When I was a child, I had an insatiable passion for trains. I pestered my father for train books at every opportunity and whenever friends of ours traveled and asked if I wanted them to bring anything back, it was always train-related; I’d settle for their ticket stubs if nothing else, and went ballistic over route maps. My train obsession bordered on the singleminded at times, and I would rattle off endless statistics at the slightest provocation[1. And sometimes without any provocation at all; I was infamous for turning any conversation, anywhere, at any time, back around to trains if I possibly could get away with it.]. Every time I had an opportunity to ride a train, I would become dizzy with pleasure and would spend the ride alternately glued to the window and racing through the aisles. Once, the engineer let me ride in the cabin and it was one of the most thrilling moments of my young life, zipping across the German countryside with a bunch of gruff old men who weren’t about to let a language barrier get in the way of mutual enjoyment of the rails.
I cannot remember the first time someone told me about the Orient Express, but I quickly became captivated by it. I’d been to both Istanbul and Paris, of course, which definitely helped feed my interest, and I had even toured the baroque surroundings of some of Istanbul’s landmarks and had ample opportunity to compare them with the less salubrious subway system. The idea of taking the Orient Express became an enduring goal and one I never attained, and I was heartbroken when the official service stopped running, although evidently it’s been taken up by another railway with vintage cars, to keep the spirit alive.

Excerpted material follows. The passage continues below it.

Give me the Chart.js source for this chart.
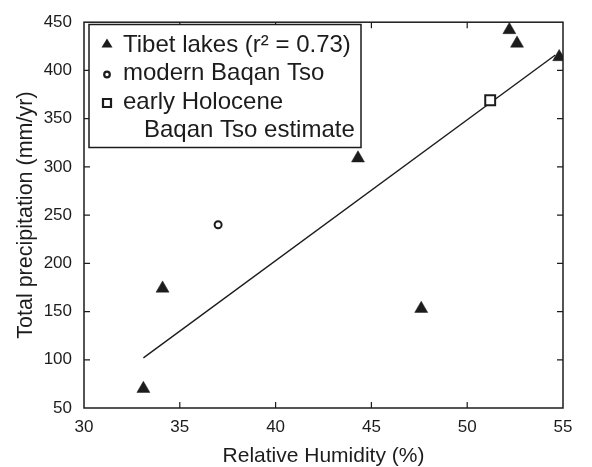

Friends who had opportunities to take the Orient Express in the original form have informed me that in its final years, the route was a far cry from the heady days immortalised in so many books and films. The cars were shabby, the rails frail, the surroundings somewhat less deluxe than one might have been led to believe from the brochures. Perhaps it turned out to be a good twist of fate that I was never able to ride it, because I might have been crushed by the ways the reality didn’t match up to my fantasies of proceeding in a stately fashion along one of the most famous routes in the world, drinking champagne and eating caviar in the dining car and marveling at jewel-toned rugs underfoot.
I would have had a plethora of authors to choose from when it came to selecting books for the journey. Agatha Christie, of course. Graham Greene, Bram Stoker, Ian Fleming. Paul Theroux, if I felt like balancing things out with a little nonfiction. Bringing movies would spoil the illusion of stepping back in time, but no less than three feature films have been named for the Orient Express, and four, really, if you want to count Istanbul Express. Which some do, evidently.
The Orient Express was an icon and I’m sure they had all sorts of good reasons for shutting it down. Something about routes and budgeting and high speed rail and efficiency and all those things people hold so dear these days, but it’s left me bitter than I missed my chance to ride the original. I would have rounded up a band of fellow train geeks, and we might have taken over a whole sleeping car if I’d had my way. We could have played murder mystery games and engaged in intrigue and skulduggery! It just wouldn’t feel the same on the Venice-Simplon Orient Express, I don’t care what they say.
I’m not as into trains as I once was; I develop interests and I drink them up in full, plunging head deep to read as much as I can and talk to people who have some kind of connection to them, collecting all the paraphernalia I can, and then I develop a sense of distance and lose interest, floating into something else new to become deeply fascinated and intrigued by. Presumably my brain still has all those neat statistics locked away somewhere but I can’t recall them now; I’ve got the files, but I have apparently lost the index, and it’s unlikely I will be able to dig them up again[2. If I may digress for a moment, the tremendous amounts of interesting things locked away in my head where I can’t get them are a source of great frustration to me. If there was a way to somehow restore all the interesting knowledge I lost and then set up a better recall system to keep track of it so I wouldn’t lose it again, I would be all for it. I’ve got entire languages inaccessibly squirreled away and it’s simply unfair. I realise the neurology field probably has bigger priorities, I’m just saying, it would be cool.].
Despite not being a certified train lover with the walls of books to prove it, I still dabble in trains, and one of my missions has always been to take the train cross-country when I have the time and the money. I like the idea of seeing the United States from the ground, of drifting through various places and getting a snapshot of life I don’t see when I am winging high about the earth in an airplane. I suspect the food is dire and the sleeping accommodations are horrid and the experience will be profoundly frustrating in many ways, but there’s a part of me that longs to do it anyway, to go shooting up and down the aisles again to make sure I didn’t miss a thing, to quiz the conductor in exhaustive detail before surrendering my ticket for inspection.
I’d travel with a natty little valise and it would be oh so much fun.